- Your objective
Look through the material below, count the lines containing the word "with", and state only the count.
......
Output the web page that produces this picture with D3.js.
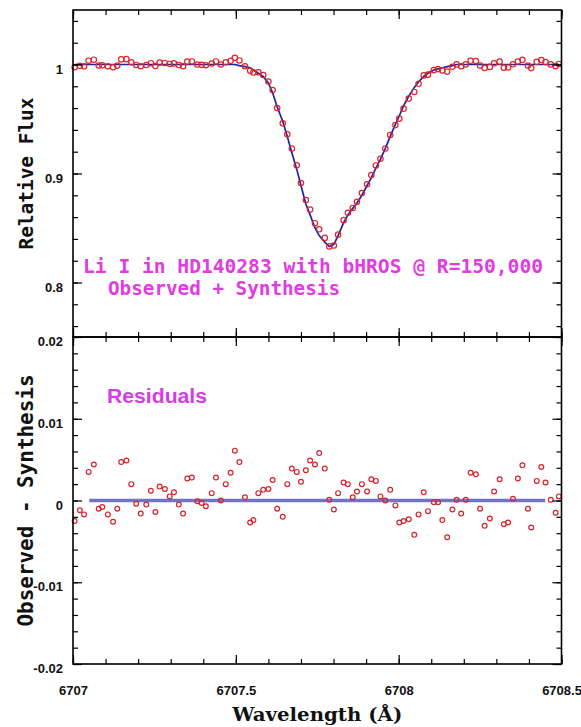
<!DOCTYPE html>
<html>
<head>
<meta charset="utf-8">
<script src="https://cdn.jsdelivr.net/npm/d3@7"></script>
<style>
  body { margin: 0; background: #fff; }
  .tick line { stroke: #000; stroke-width: 1.2; }
  .tick text { font-family: "Liberation Sans", Arial, sans-serif; font-weight: bold; font-size: 13px; fill: #111; }
</style>
</head>
<body>
<svg id="chart"></svg>
<script>
// wavelength of each observed pixel (Å)
const wavelength = [
  6707.005, 6707.021, 6707.034, 6707.048, 6707.064, 6707.079, 6707.090, 6707.107, 6707.123, 6707.136,
  6707.148, 6707.164, 6707.179, 6707.194, 6707.208, 6707.225, 6707.239, 6707.253, 6707.266, 6707.282,
  6707.297, 6707.310, 6707.325, 6707.338, 6707.351, 6707.365, 6707.382, 6707.395, 6707.408, 6707.426,
  6707.439, 6707.454, 6707.469, 6707.484, 6707.497, 6707.511, 6707.528, 6707.544, 6707.554, 6707.569,
  6707.584, 6707.600, 6707.613, 6707.627, 6707.644, 6707.658, 6707.672, 6707.687, 6707.700, 6707.715,
  6707.728, 6707.743, 6707.756, 6707.773, 6707.787, 6707.801, 6707.814, 6707.831, 6707.844, 6707.859,
  6707.872, 6707.887, 6707.903, 6707.916, 6707.930, 6707.944, 6707.959, 6707.974, 6707.990, 6708.002,
  6708.015, 6708.031, 6708.048, 6708.061, 6708.077, 6708.090, 6708.108, 6708.121, 6708.134, 6708.149,
  6708.165, 6708.178, 6708.192, 6708.206, 6708.221, 6708.237, 6708.250, 6708.264, 6708.280, 6708.293,
  6708.310, 6708.323, 6708.336, 6708.351, 6708.366, 6708.380, 6708.397, 6708.407, 6708.424, 6708.438,
  6708.451, 6708.467, 6708.482, 6708.492
];

// synthetic spectrum (blue line)
const synthesis = [
  1.000, 1.000, 1.000, 1.000, 1.000, 1.000, 1.000, 1.000, 1.000, 1.000,
  1.000, 1.000, 1.000, 1.000, 1.000, 1.000, 1.000, 1.000, 1.000, 1.000,
  1.000, 1.000, 1.000, 1.000, 1.000, 1.000, 1.000, 1.000, 1.000, 1.000,
  1.000, 1.000, 1.000, 1.000, 1.000, 0.999, 0.998, 0.997, 0.995, 0.992,
  0.989, 0.983, 0.974, 0.961, 0.948, 0.934, 0.919, 0.904, 0.889, 0.872,
  0.862, 0.850, 0.843, 0.837, 0.833, 0.835, 0.843, 0.855, 0.862, 0.868,
  0.873, 0.880, 0.889, 0.896, 0.905, 0.913, 0.923, 0.934, 0.945, 0.953,
  0.962, 0.971, 0.979, 0.984, 0.989, 0.992, 0.995, 0.996, 0.997, 0.998,
  0.999, 1.000, 1.000, 1.000, 1.000, 1.000, 1.000, 1.000, 1.000, 1.000,
  1.000, 1.000, 1.000, 1.000, 1.000, 1.000, 1.000, 1.000, 1.000, 1.000,
  1.000, 1.000, 1.000, 1.000
];

// observed relative flux (red circles, top panel)
const observed = [
  0.9975, 0.9988, 0.9983, 1.0035, 1.0044, 0.9990, 0.9992, 0.9983, 0.9974, 0.9990,
  1.0047, 1.0049, 1.0020, 0.9996, 0.9984, 0.9995, 1.0012, 0.9986, 1.0017, 1.0014,
  1.0005, 1.0010, 0.9995, 0.9984, 1.0027, 1.0028, 0.9999, 0.9997, 0.9993, 1.0009,
  1.0028, 1.0000, 1.0020, 1.0034, 1.0061, 1.0037, 0.9984, 0.9943, 0.9926, 0.9929,
  0.9903, 0.9844, 0.9765, 0.9600, 0.9460, 0.9360, 0.9229, 0.9075, 0.8913, 0.8757,
  0.8669, 0.8544, 0.8488, 0.8409, 0.8331, 0.8339, 0.8439, 0.8572, 0.8640, 0.8684,
  0.8741, 0.8820, 0.8901, 0.8986, 0.9074, 0.9135, 0.9230, 0.9353, 0.9444, 0.9503,
  0.9595, 0.9687, 0.9748, 0.9823, 0.9900, 0.9907, 0.9948, 0.9958, 0.9946, 0.9935,
  0.9979, 1.0001, 0.9984, 1.0001, 1.0034, 1.0032, 0.9990, 0.9969, 0.9978, 1.0011,
  1.0026, 0.9971, 0.9973, 1.0002, 1.0027, 1.0043, 0.9990, 0.9967, 1.0024, 1.0041,
  1.0022, 1.0001, 0.9985, 1.0005
];

// observed - synthesis (red circles, bottom panel)
const residuals = [
  -0.0025, -0.0012, -0.0017, 0.0035, 0.0044, -0.0010, -0.0008, -0.0017, -0.0026, -0.0010,
  0.0047, 0.0049, 0.0020, -0.0004, -0.0016, -0.0005, 0.0012, -0.0014, 0.0017, 0.0014,
  0.0005, 0.0010, -0.0005, -0.0016, 0.0027, 0.0028, -0.0001, -0.0003, -0.0007, 0.0009,
  0.0028, 0.0000, 0.0020, 0.0034, 0.0061, 0.0047, 0.0004, -0.0027, -0.0024, 0.0009,
  0.0013, 0.0014, 0.0025, -0.0010, -0.0020, 0.0020, 0.0039, 0.0035, 0.0023, 0.0037,
  0.0049, 0.0044, 0.0058, 0.0039, 0.0001, -0.0011, 0.0009, 0.0022, 0.0020, 0.0004,
  0.0011, 0.0020, 0.0011, 0.0026, 0.0024, 0.0005, 0.0000, 0.0013, -0.0006, -0.0027,
  -0.0025, -0.0023, -0.0042, -0.0017, 0.0010, -0.0013, -0.0002, -0.0002, -0.0024, -0.0045,
  -0.0011, 0.0001, -0.0016, 0.0001, 0.0034, 0.0032, -0.0010, -0.0031, -0.0022, 0.0011,
  0.0026, -0.0029, -0.0027, 0.0002, 0.0027, 0.0043, -0.0010, -0.0033, 0.0024, 0.0041,
  0.0022, 0.0001, -0.0015, 0.0005
];

const zeroLineRange = [6707.05, 6708.45];
const waveTicks = [6707, 6707.5, 6708, 6708.5];
const fluxTicks = [0.8, 0.9, 1];
const residTicks = [-0.02, -0.01, 0, 0.01, 0.02];

const width = 581, height = 727;
const left = 73, right = 561.5;
const top0 = 10, mid = 337, bottom = 664;

const svg = d3.select("#chart")
    .attr("width", width)
    .attr("height", height);

const x = d3.scaleLinear().domain([6707, 6708.5]).range([left, right]);
const yFlux = d3.scaleLinear().domain([0.75, 1.05]).range([mid, top0]);
const yRes = d3.scaleLinear().domain([-0.02, 0.02]).range([bottom, mid]);

// draws inward ticks on all four sides of a panel
function frame(yScale, yMajor, yMinorCount, y0, y1, xLabels) {
    const g = svg.append("g");

    const put = (axis, tx, ty) => {
        const a = g.append("g")
            .attr("transform", `translate(${tx},${ty})`)
            .call(axis);
        a.select(".domain").remove();
        return a;
    };

    const minorX = x.ticks(15);
    const minorY = yScale.ticks(yMinorCount);

    // minor ticks
    put(d3.axisBottom(x).tickValues(minorX).tickSize(-5).tickFormat(""), 0, y1);
    put(d3.axisTop(x).tickValues(minorX).tickSize(-5).tickFormat(""), 0, y0);
    put(d3.axisLeft(yScale).tickValues(minorY).tickSize(-5).tickFormat(""), left, 0);
    put(d3.axisRight(yScale).tickValues(minorY).tickSize(-5).tickFormat(""), right, 0);

    // major ticks
    const bx = put(d3.axisBottom(x).tickValues(waveTicks).tickSize(-9)
        .tickFormat(xLabels ? d => String(d) : ""), 0, y1);
    bx.selectAll("text").attr("y", 22);
    put(d3.axisTop(x).tickValues(waveTicks).tickSize(-9).tickFormat(""), 0, y0);
    const ly = put(d3.axisLeft(yScale).tickValues(yMajor).tickSize(-9)
        .tickFormat(d => String(d)), left, 0);
    ly.selectAll("text").attr("x", -10).attr("dy", "0.32em").attr("y", 4.5);
    put(d3.axisRight(yScale).tickValues(yMajor).tickSize(-9).tickFormat(""), right, 0);

    g.append("rect")
        .attr("x", left).attr("y", y0)
        .attr("width", right - left).attr("height", y1 - y0)
        .attr("fill", "none")
        .attr("stroke", "#000")
        .attr("stroke-width", 1.6);
}

// ---- top panel: observed + synthesis
svg.append("path")
    .datum(wavelength.map((w, i) => [w, synthesis[i]]))
    .attr("fill", "none")
    .attr("stroke", "#1d24a6")
    .attr("stroke-width", 1.7)
    .attr("d", d3.line().x(d => x(d[0])).y(d => yFlux(d[1])));

svg.append("g")
    .selectAll("circle")
    .data(wavelength.map((w, i) => [w, observed[i]]))
    .join("circle")
    .attr("cx", d => x(d[0]))
    .attr("cy", d => yFlux(d[1]))
    .attr("r", 2.7)
    .attr("fill", "none")
    .attr("stroke", "#e0242a")
    .attr("stroke-width", 1.2);

frame(yFlux, fluxTicks, 15, top0, mid, false);

// ---- bottom panel: residuals
svg.append("line")
    .attr("x1", x(zeroLineRange[0]))
    .attr("x2", x(zeroLineRange[1]))
    .attr("y1", yRes(0))
    .attr("y2", yRes(0))
    .attr("stroke", "#7074c4")
    .attr("stroke-width", 3.5);

svg.append("g")
    .selectAll("circle")
    .data(wavelength.map((w, i) => [w, residuals[i]]))
    .join("circle")
    .attr("cx", d => x(d[0]))
    .attr("cy", d => yRes(d[1]))
    .attr("r", 2.4)
    .attr("fill", "none")
    .attr("stroke", "#d8222a")
    .attr("stroke-width", 1.2);

frame(yRes, residTicks, 20, mid, bottom, true);

// ---- labels
const magenta = "#e03ce0";

svg.append("text")
    .attr("x", 83).attr("y", 273)
    .attr("textLength", 460).attr("lengthAdjust", "spacingAndGlyphs")
    .style("font-family", "'DejaVu Sans Mono', monospace")
    .style("font-weight", "bold")
    .style("font-size", "19.5px")
    .style("fill", magenta)
    .text("Li I in HD140283 with bHROS @ R=150,000");

svg.append("text")
    .attr("x", 108).attr("y", 295)
    .attr("textLength", 232).attr("lengthAdjust", "spacingAndGlyphs")
    .style("font-family", "'DejaVu Sans Mono', monospace")
    .style("font-weight", "bold")
    .style("font-size", "19.5px")
    .style("fill", magenta)
    .text("Observed + Synthesis");

svg.append("text")
    .attr("x", 107).attr("y", 403)
    .attr("textLength", 100).attr("lengthAdjust", "spacingAndGlyphs")
    .style("font-family", "'Liberation Sans', Arial, sans-serif")
    .style("font-weight", "bold")
    .style("font-size", "20px")
    .style("fill", "#d63ce6")
    .text("Residuals");

svg.append("text")
    .attr("transform", `translate(33,${(top0 + mid) / 2}) rotate(-90)`)
    .attr("text-anchor", "middle")
    .attr("textLength", 152).attr("lengthAdjust", "spacingAndGlyphs")
    .style("font-family", "'DejaVu Sans Mono', monospace")
    .style("font-weight", "bold")
    .style("font-size", "20px")
    .style("fill", "#111")
    .text("Relative Flux");

svg.append("text")
    .attr("transform", `translate(33,${(mid + bottom) / 2}) rotate(-90)`)
    .attr("text-anchor", "middle")
    .attr("textLength", 252).attr("lengthAdjust", "spacingAndGlyphs")
    .style("font-family", "'DejaVu Sans Mono', monospace")
    .style("font-weight", "bold")
    .style("font-size", "21px")
    .style("fill", "#111")
    .text("Observed - Synthesis");

svg.append("text")
    .attr("x", (left + right) / 2).attr("y", 721)
    .attr("text-anchor", "middle")
    .attr("textLength", 170).attr("lengthAdjust", "spacingAndGlyphs")
    .style("font-family", "'DejaVu Serif', serif")
    .style("font-weight", "bold")
    .style("font-size", "19px")
    .style("fill", "#111")
    .text("Wavelength (Å)");
</script>
</body>
</html>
......
- Exercise output
2